_Information shown_
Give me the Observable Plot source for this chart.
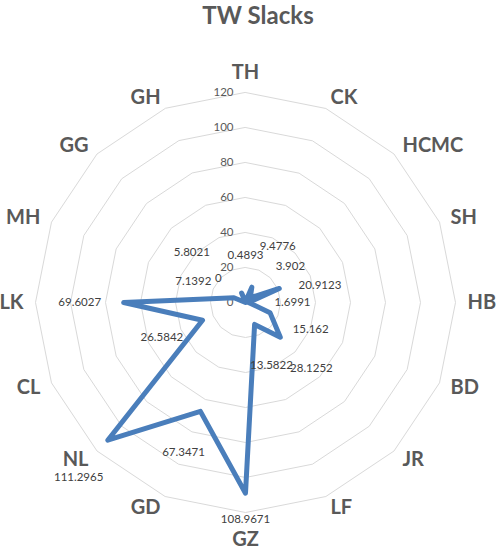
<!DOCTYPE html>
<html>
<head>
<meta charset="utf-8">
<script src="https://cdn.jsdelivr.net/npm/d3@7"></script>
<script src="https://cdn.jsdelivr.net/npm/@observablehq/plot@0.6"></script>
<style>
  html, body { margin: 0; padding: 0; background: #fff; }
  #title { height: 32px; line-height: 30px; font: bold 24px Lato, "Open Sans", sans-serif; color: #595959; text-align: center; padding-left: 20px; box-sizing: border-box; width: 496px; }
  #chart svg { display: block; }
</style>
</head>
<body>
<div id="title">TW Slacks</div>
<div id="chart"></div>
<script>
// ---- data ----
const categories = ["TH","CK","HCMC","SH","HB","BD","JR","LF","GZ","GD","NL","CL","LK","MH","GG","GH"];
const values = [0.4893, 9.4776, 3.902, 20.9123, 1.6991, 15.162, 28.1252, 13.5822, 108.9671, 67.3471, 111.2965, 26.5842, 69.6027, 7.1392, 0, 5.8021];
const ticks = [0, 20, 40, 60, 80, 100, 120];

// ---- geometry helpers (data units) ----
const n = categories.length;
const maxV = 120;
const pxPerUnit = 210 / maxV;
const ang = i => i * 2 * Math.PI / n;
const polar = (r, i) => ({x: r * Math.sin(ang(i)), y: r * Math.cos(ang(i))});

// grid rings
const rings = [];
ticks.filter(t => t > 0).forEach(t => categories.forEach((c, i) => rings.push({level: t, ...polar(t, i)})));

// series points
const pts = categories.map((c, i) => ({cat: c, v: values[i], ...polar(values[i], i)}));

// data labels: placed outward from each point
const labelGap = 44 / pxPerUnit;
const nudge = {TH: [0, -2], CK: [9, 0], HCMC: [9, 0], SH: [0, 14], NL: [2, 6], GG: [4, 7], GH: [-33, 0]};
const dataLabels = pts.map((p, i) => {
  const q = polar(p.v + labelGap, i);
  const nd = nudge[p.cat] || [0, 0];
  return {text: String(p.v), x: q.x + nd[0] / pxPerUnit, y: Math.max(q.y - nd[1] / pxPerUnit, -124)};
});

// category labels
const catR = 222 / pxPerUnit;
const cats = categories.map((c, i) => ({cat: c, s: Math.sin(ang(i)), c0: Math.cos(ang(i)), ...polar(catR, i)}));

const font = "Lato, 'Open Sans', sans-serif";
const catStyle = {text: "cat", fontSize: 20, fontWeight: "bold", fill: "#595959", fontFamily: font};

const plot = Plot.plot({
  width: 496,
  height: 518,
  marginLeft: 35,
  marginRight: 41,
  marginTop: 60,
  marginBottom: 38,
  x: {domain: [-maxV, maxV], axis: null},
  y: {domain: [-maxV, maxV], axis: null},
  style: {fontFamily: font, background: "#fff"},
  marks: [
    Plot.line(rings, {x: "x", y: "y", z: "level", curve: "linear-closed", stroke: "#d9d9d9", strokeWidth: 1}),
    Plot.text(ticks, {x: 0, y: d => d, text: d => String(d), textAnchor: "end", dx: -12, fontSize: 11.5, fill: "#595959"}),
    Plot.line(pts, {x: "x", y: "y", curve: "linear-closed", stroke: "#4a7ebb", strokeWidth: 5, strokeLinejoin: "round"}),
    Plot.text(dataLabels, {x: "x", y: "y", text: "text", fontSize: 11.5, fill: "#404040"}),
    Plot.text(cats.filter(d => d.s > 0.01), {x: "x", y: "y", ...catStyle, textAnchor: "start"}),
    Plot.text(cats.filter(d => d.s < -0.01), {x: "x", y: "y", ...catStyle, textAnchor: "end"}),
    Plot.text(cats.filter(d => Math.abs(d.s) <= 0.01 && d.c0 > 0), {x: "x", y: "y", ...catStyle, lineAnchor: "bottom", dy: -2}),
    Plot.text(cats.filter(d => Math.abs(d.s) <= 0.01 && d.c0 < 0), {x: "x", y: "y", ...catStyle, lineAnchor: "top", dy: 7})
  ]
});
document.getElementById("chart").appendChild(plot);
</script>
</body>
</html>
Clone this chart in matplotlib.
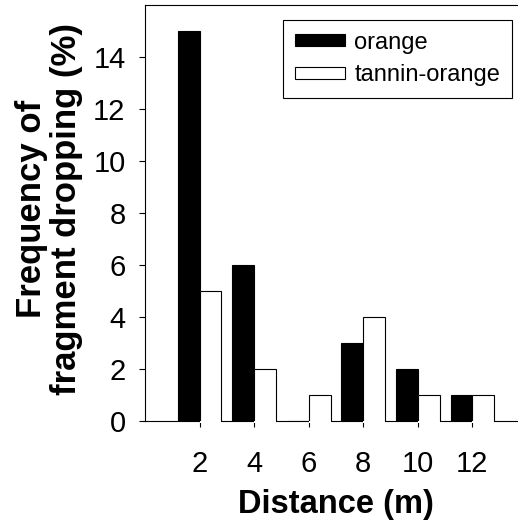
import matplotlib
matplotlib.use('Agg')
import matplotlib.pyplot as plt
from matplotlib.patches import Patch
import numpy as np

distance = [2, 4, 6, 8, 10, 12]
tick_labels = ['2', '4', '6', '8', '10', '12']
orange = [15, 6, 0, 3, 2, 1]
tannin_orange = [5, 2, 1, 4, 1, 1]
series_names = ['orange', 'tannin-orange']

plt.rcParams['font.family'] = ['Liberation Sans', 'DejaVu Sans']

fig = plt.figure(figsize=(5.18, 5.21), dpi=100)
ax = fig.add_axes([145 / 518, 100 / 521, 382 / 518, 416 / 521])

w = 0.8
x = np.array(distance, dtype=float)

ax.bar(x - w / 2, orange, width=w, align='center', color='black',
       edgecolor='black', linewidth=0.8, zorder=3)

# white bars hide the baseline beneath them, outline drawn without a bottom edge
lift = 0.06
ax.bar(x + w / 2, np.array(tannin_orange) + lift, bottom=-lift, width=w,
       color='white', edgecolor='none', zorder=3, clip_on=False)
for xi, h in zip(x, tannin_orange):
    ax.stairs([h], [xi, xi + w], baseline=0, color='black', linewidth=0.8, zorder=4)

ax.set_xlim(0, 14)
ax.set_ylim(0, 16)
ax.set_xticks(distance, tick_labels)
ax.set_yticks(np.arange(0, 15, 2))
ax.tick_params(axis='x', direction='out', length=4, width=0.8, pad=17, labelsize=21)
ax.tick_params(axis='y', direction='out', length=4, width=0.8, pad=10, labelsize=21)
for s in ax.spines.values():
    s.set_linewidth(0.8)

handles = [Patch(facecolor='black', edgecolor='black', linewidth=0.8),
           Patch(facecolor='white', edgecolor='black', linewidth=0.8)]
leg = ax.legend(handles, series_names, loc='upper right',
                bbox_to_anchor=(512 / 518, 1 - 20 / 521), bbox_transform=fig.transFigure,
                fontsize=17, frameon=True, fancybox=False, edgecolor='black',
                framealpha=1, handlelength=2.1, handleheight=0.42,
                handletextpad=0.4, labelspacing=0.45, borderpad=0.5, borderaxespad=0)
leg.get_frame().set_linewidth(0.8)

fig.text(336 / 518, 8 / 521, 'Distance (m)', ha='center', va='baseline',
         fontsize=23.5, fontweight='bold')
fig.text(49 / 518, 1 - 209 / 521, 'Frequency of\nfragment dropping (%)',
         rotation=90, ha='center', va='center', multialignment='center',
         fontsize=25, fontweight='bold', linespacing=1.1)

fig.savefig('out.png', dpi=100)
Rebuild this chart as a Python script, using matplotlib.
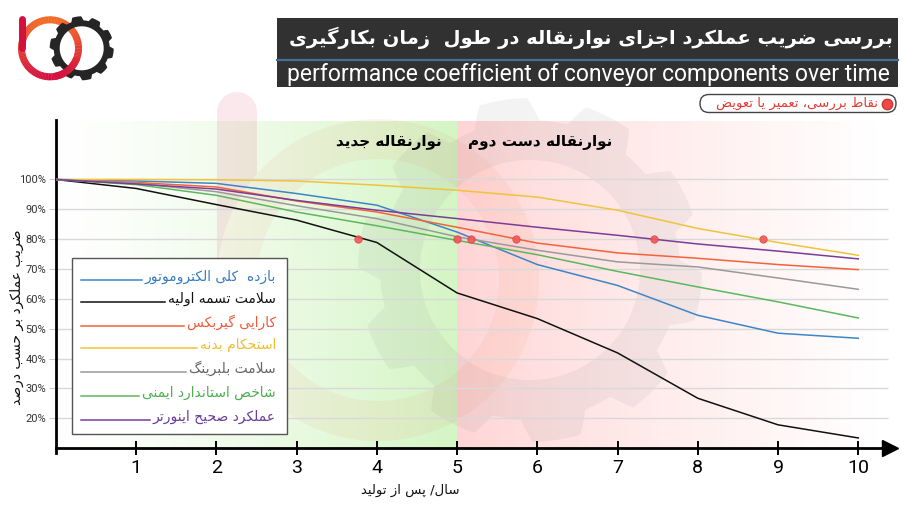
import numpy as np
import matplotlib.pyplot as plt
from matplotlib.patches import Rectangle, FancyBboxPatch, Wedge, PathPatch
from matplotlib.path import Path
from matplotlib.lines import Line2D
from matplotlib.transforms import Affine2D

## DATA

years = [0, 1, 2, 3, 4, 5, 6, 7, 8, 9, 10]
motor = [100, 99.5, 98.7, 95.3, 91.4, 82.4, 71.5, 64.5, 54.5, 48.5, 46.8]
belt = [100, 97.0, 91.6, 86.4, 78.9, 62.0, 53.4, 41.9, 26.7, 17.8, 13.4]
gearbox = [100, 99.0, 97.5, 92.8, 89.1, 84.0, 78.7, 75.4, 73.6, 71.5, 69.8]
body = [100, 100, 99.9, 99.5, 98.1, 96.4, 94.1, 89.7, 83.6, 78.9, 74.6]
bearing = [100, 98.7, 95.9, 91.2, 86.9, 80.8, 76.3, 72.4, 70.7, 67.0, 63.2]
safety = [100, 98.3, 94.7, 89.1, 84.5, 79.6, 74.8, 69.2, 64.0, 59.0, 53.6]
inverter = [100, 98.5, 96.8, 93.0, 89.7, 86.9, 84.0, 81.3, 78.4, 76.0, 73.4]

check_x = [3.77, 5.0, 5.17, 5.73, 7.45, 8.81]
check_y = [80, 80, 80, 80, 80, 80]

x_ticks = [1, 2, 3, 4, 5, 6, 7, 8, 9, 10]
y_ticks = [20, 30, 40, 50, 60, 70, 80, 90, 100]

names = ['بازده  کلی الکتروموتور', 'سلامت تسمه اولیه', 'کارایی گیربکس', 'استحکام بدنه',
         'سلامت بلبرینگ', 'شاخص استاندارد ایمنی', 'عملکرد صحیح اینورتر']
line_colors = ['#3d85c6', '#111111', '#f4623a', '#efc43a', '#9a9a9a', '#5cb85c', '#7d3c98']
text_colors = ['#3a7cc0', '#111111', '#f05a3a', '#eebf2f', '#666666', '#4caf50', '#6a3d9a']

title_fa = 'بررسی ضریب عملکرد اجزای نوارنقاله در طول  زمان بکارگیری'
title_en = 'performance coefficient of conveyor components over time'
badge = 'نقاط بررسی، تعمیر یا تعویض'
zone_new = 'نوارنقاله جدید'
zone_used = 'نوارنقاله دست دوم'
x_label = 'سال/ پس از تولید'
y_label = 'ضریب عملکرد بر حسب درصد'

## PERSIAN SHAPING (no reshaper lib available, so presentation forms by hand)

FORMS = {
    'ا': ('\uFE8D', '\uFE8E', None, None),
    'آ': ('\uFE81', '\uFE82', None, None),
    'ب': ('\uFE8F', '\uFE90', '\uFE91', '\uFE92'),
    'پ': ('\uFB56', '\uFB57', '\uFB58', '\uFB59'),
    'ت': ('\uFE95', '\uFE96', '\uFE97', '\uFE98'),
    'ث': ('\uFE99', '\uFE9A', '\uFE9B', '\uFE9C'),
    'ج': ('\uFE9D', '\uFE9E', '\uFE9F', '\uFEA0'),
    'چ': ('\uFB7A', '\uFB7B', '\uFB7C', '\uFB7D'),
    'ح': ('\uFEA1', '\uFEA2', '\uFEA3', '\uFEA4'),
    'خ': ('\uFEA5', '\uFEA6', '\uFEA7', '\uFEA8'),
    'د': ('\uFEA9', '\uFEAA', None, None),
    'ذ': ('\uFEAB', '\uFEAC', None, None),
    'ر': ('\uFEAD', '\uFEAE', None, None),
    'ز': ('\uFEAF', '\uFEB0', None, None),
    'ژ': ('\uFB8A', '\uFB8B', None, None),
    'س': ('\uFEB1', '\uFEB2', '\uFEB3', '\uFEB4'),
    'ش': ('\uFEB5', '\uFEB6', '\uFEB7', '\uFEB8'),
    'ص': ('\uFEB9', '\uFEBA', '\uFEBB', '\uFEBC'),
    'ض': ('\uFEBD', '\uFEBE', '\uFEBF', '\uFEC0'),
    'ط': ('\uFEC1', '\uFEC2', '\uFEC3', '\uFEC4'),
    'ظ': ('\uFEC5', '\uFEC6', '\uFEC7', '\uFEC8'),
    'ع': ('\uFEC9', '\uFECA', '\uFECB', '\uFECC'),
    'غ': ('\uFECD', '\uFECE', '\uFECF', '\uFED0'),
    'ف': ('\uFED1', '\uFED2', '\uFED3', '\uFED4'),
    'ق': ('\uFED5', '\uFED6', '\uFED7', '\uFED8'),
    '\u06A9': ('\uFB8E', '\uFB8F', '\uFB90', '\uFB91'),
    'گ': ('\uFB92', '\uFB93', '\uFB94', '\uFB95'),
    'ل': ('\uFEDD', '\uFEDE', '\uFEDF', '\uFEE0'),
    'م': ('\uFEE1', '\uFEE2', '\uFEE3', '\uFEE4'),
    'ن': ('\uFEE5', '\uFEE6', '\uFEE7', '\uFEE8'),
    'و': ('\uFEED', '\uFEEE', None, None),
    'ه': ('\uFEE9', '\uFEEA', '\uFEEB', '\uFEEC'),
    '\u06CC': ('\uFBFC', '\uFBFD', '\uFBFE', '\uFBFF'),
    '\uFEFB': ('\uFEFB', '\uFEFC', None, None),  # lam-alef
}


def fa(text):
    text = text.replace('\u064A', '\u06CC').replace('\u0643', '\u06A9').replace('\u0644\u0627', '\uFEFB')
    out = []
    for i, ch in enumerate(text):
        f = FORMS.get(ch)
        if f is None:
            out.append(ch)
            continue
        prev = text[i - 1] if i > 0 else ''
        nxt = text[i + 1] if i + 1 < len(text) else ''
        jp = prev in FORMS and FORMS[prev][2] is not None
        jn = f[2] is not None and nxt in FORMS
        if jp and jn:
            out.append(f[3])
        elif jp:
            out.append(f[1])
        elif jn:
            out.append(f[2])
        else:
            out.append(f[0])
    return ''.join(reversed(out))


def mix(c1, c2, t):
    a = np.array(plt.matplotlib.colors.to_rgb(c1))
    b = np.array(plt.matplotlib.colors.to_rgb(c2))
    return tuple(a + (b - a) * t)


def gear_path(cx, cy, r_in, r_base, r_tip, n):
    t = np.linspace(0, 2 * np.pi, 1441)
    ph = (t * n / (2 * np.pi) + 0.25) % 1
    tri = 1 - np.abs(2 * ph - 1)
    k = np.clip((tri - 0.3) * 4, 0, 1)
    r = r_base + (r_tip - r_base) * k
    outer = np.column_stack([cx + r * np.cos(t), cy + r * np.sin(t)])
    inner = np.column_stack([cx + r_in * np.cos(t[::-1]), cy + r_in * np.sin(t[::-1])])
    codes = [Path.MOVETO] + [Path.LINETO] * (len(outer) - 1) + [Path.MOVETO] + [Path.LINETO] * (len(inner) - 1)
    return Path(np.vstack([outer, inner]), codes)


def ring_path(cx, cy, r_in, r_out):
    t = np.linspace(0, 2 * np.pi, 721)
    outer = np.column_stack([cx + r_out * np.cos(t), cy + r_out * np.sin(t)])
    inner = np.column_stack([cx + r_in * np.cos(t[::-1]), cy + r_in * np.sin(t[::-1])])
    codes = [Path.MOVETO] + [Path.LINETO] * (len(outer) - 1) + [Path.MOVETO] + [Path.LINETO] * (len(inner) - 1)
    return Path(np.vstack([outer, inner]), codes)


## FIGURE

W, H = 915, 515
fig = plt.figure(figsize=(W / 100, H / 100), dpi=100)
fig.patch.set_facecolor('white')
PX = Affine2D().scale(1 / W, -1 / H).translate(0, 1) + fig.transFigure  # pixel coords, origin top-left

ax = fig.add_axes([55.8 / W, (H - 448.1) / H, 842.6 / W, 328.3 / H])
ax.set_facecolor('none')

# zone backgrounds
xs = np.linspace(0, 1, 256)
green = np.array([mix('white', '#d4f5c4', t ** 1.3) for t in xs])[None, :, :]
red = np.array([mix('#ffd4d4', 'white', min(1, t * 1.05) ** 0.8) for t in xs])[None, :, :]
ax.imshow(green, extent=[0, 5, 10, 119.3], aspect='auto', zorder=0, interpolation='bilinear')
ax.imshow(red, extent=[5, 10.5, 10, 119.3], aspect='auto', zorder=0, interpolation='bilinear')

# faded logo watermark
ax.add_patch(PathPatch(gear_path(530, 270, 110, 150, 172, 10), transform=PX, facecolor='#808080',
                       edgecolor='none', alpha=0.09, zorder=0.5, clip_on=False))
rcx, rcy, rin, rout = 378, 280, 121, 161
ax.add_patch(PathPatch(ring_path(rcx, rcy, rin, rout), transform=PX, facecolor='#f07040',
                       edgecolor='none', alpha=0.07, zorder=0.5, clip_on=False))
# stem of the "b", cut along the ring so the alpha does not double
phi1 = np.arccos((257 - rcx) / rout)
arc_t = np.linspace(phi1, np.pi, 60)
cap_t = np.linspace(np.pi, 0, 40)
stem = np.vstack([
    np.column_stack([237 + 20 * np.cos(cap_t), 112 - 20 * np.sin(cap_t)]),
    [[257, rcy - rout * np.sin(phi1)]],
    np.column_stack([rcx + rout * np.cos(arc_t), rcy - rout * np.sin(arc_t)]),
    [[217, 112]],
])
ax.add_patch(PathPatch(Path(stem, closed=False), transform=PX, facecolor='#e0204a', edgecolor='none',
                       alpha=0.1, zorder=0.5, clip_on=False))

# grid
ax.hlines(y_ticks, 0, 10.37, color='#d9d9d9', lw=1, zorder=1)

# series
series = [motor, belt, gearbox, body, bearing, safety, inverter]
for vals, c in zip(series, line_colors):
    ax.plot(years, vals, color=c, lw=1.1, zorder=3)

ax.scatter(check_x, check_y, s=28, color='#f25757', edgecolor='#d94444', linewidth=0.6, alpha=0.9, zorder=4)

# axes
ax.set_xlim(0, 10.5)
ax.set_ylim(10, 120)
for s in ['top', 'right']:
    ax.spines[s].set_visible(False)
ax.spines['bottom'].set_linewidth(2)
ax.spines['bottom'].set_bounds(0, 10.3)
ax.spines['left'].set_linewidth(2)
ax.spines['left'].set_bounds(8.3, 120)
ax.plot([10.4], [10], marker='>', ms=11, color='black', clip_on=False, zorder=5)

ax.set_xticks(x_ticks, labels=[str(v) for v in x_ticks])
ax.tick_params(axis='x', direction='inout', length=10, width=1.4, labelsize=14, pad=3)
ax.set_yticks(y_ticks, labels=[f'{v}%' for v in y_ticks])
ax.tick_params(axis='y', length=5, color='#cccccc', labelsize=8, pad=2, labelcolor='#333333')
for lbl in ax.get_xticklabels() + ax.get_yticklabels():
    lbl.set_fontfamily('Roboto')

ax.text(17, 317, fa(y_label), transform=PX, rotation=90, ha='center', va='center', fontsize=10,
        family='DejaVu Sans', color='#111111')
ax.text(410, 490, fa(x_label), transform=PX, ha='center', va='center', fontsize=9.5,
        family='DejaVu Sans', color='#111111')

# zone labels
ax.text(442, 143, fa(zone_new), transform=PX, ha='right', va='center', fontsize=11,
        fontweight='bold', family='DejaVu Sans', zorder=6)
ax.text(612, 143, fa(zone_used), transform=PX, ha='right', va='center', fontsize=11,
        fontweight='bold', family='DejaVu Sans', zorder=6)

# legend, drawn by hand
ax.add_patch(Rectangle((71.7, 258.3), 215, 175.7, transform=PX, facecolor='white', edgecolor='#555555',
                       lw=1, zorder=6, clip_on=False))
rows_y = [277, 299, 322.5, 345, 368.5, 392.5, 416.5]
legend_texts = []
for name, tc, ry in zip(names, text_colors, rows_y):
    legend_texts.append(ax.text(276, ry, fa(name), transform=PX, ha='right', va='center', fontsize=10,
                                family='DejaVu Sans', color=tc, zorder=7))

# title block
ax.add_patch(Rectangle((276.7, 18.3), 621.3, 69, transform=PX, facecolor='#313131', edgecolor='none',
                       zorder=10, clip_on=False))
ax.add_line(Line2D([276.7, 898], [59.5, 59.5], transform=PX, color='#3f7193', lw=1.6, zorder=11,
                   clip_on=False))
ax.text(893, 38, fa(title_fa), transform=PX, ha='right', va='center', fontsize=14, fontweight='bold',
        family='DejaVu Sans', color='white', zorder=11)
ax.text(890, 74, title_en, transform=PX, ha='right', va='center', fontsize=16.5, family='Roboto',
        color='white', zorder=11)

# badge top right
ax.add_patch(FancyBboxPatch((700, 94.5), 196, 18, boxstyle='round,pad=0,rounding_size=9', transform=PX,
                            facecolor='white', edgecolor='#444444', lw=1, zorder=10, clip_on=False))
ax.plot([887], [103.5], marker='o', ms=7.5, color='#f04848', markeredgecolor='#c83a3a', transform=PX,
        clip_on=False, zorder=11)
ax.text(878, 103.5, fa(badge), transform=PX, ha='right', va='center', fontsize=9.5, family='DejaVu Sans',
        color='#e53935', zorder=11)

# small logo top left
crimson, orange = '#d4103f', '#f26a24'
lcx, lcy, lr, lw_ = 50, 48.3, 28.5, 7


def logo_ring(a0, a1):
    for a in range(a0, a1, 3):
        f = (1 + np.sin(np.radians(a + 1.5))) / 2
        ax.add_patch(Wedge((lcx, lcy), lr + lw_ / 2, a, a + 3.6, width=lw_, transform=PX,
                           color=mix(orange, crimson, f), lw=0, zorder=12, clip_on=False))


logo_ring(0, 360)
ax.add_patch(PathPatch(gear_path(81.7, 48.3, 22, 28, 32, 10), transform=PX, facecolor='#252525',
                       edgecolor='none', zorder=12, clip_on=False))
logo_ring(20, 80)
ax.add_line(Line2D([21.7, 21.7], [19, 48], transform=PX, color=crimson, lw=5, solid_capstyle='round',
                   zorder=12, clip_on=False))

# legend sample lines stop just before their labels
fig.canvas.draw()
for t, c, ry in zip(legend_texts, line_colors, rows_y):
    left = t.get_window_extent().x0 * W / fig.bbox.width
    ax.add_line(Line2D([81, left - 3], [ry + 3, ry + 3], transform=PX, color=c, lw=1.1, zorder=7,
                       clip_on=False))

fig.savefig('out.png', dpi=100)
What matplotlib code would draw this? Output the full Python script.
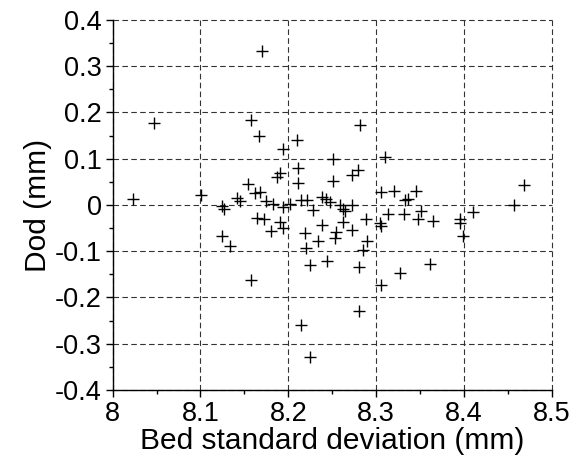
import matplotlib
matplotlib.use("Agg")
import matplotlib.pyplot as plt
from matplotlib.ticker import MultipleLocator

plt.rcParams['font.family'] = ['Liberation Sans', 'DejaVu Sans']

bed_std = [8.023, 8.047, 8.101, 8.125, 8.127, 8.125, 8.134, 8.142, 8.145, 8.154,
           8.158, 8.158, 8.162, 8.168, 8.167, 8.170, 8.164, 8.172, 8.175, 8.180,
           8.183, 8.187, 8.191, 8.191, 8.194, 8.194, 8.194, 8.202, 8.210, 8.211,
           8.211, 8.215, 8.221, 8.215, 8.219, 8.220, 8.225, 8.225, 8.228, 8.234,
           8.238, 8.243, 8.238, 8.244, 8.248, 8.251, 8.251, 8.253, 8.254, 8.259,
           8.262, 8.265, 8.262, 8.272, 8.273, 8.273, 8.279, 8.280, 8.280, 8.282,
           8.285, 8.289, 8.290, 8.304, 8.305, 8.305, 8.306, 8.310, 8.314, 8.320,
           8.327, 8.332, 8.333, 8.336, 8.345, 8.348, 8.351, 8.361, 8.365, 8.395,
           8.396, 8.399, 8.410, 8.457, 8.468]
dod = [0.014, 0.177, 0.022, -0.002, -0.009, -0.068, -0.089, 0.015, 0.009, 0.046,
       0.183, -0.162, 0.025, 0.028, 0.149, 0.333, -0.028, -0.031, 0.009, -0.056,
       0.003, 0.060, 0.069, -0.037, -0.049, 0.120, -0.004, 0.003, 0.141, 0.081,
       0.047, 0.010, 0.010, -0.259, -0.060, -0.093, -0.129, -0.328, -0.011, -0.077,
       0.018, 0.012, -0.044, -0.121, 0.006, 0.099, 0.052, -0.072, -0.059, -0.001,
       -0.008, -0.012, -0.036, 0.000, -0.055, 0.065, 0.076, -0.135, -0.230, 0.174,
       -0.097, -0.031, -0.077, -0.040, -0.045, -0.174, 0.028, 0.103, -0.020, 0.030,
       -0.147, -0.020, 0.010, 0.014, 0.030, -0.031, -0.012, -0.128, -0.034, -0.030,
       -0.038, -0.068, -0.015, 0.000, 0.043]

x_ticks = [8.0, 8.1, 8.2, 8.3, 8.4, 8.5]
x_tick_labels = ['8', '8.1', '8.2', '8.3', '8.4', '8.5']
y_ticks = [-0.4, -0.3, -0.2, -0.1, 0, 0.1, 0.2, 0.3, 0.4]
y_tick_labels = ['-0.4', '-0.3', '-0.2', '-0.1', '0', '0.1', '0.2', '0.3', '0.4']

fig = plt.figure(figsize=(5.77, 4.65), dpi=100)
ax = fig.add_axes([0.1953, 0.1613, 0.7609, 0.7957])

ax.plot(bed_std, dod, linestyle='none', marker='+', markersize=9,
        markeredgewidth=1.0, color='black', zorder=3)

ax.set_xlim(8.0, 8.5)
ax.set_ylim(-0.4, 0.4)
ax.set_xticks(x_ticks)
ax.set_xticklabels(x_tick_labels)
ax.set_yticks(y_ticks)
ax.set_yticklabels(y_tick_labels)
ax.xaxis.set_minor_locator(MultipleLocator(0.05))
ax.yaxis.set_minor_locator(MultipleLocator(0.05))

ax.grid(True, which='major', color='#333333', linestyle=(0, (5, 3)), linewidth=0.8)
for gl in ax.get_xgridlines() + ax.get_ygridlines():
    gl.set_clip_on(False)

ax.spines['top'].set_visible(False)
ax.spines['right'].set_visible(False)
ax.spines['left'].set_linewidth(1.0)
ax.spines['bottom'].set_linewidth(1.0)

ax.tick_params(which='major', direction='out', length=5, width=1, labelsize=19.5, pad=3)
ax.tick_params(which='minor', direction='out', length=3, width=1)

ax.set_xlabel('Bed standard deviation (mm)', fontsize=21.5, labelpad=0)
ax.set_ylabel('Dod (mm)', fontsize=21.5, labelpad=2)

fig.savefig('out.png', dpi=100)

_What the task asks_
Identify the lines in the entries above that contain "script", then copy them out.

_Exercise result_
<script src="https://cdn.jsdelivr.net/npm/d3@7"></script>
<script src="https://cdn.jsdelivr.net/npm/@observablehq/plot@0.6"></script>
<script>
</script>
Rebuild this chart as a Python script, using matplotlib.
What matplotlib code would draw this? Output the full Python script.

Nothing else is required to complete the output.